***** DATA ENTRIES

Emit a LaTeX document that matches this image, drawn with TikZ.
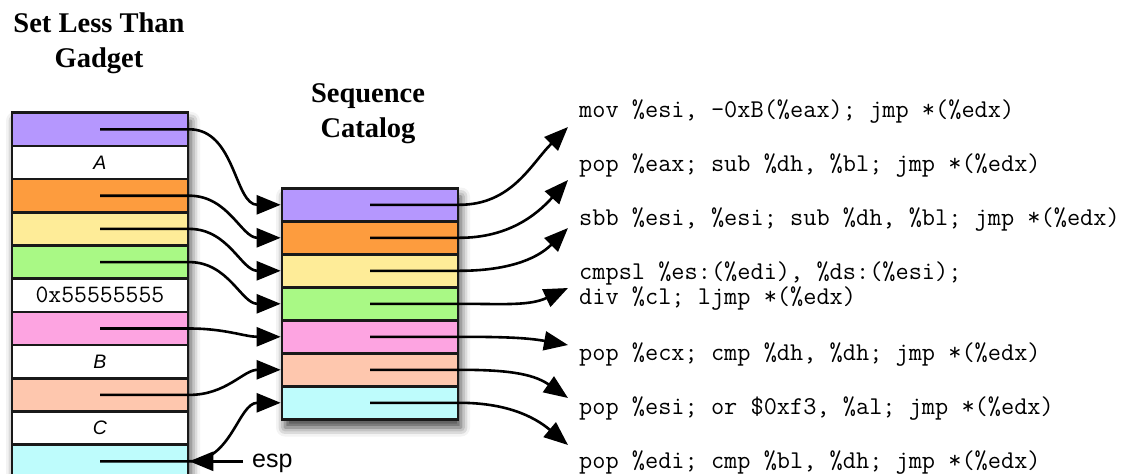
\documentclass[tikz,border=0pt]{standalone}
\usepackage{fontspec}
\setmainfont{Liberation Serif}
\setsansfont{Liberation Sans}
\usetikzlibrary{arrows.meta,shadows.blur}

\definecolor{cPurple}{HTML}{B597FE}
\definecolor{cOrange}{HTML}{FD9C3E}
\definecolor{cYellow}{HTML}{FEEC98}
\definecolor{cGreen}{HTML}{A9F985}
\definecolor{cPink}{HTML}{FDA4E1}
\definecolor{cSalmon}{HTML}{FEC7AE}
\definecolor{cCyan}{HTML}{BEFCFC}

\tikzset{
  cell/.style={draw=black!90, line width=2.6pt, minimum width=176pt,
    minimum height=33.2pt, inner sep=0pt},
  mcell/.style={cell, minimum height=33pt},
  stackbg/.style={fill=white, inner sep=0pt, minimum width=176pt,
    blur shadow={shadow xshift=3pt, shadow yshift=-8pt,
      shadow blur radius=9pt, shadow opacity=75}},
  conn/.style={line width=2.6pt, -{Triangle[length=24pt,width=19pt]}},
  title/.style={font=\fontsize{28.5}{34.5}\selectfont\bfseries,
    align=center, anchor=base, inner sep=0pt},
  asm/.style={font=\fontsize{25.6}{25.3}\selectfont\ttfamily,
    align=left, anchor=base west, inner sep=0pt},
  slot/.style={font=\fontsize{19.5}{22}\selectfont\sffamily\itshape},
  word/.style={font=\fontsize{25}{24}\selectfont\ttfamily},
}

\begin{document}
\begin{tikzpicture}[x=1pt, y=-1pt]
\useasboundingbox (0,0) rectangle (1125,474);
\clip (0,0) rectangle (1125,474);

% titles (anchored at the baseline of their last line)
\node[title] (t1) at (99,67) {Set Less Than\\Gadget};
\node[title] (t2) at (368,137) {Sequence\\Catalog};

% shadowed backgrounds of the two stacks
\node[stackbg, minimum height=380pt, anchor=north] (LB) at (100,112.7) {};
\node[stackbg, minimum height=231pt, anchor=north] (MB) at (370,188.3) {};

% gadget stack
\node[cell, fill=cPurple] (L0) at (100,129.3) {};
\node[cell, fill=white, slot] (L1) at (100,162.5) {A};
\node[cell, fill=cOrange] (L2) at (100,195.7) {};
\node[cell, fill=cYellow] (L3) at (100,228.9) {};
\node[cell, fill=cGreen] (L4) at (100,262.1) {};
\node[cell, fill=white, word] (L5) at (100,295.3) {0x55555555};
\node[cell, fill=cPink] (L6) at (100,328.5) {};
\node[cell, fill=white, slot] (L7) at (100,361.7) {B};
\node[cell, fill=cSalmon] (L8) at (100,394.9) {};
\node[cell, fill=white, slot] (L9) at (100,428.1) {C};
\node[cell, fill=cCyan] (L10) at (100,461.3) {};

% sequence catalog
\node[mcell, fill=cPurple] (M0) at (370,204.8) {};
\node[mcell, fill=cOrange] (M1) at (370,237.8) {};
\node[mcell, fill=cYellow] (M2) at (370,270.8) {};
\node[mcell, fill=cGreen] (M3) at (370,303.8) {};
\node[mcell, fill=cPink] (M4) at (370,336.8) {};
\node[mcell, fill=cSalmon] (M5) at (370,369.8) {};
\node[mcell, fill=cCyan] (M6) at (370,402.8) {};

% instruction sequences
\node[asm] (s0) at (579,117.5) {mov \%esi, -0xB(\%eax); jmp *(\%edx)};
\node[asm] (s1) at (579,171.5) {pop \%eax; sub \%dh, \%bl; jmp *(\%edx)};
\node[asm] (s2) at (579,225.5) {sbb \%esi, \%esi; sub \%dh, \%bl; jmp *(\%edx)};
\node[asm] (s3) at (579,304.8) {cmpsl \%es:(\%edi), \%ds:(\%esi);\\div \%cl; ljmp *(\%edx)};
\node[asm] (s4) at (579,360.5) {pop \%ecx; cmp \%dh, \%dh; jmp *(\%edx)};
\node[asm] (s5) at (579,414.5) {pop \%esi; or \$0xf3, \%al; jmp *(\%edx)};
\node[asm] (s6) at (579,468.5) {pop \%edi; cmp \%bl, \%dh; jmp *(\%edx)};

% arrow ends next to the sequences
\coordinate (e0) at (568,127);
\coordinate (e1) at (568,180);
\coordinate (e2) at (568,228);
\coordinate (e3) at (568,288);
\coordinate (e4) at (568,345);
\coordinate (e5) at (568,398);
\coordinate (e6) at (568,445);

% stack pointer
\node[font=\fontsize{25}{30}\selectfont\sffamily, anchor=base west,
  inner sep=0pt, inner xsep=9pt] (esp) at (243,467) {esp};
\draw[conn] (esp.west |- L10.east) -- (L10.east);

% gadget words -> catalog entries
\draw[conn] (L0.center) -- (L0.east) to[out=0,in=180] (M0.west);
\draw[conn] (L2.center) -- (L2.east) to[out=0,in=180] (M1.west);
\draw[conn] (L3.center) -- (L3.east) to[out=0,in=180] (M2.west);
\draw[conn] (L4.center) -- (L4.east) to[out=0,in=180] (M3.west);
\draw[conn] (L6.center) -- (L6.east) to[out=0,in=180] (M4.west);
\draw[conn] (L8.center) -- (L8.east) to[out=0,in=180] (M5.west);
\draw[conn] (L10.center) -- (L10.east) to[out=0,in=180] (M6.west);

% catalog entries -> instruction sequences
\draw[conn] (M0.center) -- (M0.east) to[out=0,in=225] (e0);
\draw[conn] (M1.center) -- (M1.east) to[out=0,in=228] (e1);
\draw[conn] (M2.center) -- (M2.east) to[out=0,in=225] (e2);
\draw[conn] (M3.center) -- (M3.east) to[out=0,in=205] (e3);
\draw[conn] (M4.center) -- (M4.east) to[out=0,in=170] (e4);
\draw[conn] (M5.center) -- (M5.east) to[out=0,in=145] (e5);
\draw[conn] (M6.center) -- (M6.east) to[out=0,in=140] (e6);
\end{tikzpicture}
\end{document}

**********
***** DATA ENTRIES

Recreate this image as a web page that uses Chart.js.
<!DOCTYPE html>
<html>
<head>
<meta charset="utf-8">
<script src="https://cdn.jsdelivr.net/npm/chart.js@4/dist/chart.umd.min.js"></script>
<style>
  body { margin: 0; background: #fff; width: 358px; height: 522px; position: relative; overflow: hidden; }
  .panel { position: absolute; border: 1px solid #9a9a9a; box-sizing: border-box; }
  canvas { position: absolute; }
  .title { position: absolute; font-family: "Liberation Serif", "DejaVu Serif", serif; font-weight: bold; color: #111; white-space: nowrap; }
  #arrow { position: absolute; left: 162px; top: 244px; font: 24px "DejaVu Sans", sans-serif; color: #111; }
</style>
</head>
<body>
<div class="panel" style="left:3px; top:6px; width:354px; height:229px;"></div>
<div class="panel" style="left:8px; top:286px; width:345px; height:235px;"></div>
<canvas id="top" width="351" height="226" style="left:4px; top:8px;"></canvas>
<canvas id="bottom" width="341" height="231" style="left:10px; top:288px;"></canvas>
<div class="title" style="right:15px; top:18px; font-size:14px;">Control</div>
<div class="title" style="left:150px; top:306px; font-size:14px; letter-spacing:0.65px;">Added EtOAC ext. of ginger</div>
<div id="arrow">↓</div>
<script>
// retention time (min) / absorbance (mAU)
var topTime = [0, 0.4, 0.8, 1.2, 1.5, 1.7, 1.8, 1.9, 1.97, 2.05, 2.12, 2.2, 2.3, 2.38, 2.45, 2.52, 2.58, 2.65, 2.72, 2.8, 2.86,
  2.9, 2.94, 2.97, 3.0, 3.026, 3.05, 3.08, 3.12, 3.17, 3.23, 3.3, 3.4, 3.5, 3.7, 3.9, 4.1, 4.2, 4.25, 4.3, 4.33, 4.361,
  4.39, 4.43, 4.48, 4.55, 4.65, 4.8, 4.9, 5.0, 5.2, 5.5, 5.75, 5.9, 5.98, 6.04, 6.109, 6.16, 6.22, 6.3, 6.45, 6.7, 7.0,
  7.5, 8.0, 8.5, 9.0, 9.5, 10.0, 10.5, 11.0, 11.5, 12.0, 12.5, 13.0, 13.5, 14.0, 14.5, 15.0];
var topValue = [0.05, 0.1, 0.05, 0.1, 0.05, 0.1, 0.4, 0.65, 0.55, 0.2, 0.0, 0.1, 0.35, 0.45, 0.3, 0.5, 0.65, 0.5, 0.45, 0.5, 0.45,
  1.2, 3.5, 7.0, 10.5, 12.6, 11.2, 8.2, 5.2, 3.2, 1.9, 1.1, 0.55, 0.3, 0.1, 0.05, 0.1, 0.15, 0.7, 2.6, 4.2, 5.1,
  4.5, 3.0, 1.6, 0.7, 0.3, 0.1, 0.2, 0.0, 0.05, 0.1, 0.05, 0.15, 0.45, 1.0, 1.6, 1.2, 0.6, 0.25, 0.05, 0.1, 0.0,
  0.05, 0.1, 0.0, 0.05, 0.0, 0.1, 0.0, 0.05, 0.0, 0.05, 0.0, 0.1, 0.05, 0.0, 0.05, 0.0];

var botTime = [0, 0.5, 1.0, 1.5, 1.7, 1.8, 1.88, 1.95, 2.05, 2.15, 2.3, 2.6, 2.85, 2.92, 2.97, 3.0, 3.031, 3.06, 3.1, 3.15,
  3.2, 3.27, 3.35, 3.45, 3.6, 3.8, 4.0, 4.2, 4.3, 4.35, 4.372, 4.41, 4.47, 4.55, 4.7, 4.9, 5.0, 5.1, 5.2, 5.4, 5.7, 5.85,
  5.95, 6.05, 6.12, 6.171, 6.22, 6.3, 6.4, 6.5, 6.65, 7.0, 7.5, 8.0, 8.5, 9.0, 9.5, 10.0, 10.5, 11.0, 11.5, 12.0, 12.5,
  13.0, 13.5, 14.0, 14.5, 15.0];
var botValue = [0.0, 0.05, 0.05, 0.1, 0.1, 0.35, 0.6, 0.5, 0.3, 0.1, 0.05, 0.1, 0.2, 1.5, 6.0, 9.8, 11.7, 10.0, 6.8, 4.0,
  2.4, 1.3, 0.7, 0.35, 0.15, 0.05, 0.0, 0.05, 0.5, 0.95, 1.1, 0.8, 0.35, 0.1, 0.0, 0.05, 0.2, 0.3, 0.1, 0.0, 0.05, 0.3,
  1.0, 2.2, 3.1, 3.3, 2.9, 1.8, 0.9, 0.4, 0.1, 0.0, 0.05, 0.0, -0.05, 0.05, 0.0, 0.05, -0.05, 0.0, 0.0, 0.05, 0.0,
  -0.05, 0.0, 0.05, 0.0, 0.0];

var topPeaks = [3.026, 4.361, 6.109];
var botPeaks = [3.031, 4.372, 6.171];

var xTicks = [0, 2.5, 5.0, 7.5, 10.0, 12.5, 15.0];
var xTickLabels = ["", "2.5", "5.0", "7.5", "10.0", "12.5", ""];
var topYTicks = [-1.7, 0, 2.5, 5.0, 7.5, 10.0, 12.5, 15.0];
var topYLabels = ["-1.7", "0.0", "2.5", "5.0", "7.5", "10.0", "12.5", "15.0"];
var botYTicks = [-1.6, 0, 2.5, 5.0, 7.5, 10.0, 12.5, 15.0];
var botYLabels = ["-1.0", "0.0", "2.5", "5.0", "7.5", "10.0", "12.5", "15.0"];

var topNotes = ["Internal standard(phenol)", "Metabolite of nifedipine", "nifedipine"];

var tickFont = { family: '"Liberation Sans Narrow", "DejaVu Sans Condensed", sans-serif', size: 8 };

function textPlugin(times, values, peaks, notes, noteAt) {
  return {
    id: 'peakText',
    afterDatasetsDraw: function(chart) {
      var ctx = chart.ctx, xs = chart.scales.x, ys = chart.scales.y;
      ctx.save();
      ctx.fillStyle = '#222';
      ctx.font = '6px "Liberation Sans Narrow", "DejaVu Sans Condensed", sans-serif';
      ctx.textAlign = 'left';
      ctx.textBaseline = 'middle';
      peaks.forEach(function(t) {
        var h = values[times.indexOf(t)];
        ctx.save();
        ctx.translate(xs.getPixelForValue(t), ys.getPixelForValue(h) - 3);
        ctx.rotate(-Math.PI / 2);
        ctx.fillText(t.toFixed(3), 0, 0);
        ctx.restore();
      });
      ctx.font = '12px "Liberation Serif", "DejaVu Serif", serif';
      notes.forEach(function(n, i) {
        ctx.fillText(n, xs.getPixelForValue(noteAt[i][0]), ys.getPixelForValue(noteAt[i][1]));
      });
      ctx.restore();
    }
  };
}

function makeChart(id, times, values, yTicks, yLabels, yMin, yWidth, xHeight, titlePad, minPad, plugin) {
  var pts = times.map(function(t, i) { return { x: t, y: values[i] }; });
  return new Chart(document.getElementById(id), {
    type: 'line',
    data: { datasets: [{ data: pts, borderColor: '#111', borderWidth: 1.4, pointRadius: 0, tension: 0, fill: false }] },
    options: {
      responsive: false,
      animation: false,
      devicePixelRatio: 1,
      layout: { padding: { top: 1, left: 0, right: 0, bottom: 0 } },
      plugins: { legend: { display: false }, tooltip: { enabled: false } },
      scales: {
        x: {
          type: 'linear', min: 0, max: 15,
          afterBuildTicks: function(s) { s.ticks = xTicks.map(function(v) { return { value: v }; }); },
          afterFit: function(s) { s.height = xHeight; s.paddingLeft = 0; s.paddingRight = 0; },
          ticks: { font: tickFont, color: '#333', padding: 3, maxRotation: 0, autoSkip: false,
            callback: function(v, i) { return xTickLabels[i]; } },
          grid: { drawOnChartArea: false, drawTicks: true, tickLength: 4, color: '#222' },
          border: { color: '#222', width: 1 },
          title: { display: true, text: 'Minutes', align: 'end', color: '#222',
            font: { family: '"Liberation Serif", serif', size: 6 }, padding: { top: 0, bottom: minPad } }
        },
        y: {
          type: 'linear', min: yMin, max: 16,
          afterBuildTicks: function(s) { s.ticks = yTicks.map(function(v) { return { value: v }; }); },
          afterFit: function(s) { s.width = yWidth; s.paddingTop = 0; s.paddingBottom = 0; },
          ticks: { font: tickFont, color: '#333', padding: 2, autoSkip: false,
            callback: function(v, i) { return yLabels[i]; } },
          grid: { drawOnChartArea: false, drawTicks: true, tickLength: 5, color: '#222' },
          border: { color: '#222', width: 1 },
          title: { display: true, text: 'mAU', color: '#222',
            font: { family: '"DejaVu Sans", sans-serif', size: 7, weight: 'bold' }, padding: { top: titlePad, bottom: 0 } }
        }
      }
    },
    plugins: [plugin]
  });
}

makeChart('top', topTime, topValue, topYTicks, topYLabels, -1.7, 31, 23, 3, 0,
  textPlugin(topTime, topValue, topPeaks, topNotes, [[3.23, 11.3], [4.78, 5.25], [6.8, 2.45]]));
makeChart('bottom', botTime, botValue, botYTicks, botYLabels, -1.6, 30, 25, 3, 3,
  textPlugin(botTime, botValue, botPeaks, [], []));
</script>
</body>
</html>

**********
***** DATA ENTRIES

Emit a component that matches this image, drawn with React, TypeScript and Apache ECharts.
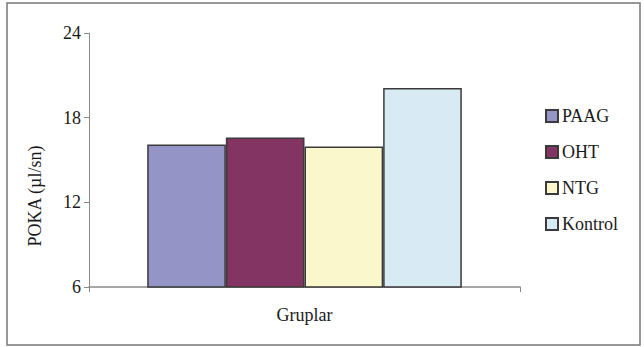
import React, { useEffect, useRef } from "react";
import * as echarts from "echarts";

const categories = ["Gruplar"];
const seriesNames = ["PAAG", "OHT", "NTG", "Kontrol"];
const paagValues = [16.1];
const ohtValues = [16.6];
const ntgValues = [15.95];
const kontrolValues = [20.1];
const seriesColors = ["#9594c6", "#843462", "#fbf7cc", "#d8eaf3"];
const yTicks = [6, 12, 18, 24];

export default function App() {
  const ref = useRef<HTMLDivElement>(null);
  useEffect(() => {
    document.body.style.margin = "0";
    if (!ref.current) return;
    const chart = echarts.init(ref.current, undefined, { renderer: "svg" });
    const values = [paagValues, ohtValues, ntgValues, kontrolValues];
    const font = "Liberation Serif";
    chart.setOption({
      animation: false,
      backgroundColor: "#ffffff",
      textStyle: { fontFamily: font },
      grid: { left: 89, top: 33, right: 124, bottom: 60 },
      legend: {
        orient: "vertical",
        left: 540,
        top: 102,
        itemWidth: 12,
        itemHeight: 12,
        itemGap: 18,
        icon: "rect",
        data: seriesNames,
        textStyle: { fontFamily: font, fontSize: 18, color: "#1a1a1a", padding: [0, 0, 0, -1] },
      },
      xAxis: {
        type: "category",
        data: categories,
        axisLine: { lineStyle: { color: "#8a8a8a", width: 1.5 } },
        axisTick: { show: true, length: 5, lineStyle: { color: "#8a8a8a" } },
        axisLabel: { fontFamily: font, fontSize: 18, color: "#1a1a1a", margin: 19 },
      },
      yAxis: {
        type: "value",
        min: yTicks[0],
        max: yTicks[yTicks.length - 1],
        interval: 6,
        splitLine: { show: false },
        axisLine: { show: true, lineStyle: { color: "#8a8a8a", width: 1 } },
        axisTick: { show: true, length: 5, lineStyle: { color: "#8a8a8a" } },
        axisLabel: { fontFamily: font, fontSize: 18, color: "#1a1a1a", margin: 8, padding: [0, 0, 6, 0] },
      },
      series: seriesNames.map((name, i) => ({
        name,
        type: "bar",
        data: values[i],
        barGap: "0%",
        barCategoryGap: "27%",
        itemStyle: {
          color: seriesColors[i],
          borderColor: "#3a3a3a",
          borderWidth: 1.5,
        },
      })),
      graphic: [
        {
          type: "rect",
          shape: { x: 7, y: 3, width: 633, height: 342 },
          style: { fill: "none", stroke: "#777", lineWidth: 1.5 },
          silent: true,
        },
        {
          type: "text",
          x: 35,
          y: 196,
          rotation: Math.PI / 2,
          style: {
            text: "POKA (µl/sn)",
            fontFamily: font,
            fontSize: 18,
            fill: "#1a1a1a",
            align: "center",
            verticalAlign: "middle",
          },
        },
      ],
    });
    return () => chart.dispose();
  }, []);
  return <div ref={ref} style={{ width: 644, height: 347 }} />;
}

**********

Take every line from the data that contains the word "drawn".

Emit a LaTeX document that matches this image, drawn with TikZ.
Emit a component that matches this image, drawn with React, TypeScript and Apache ECharts.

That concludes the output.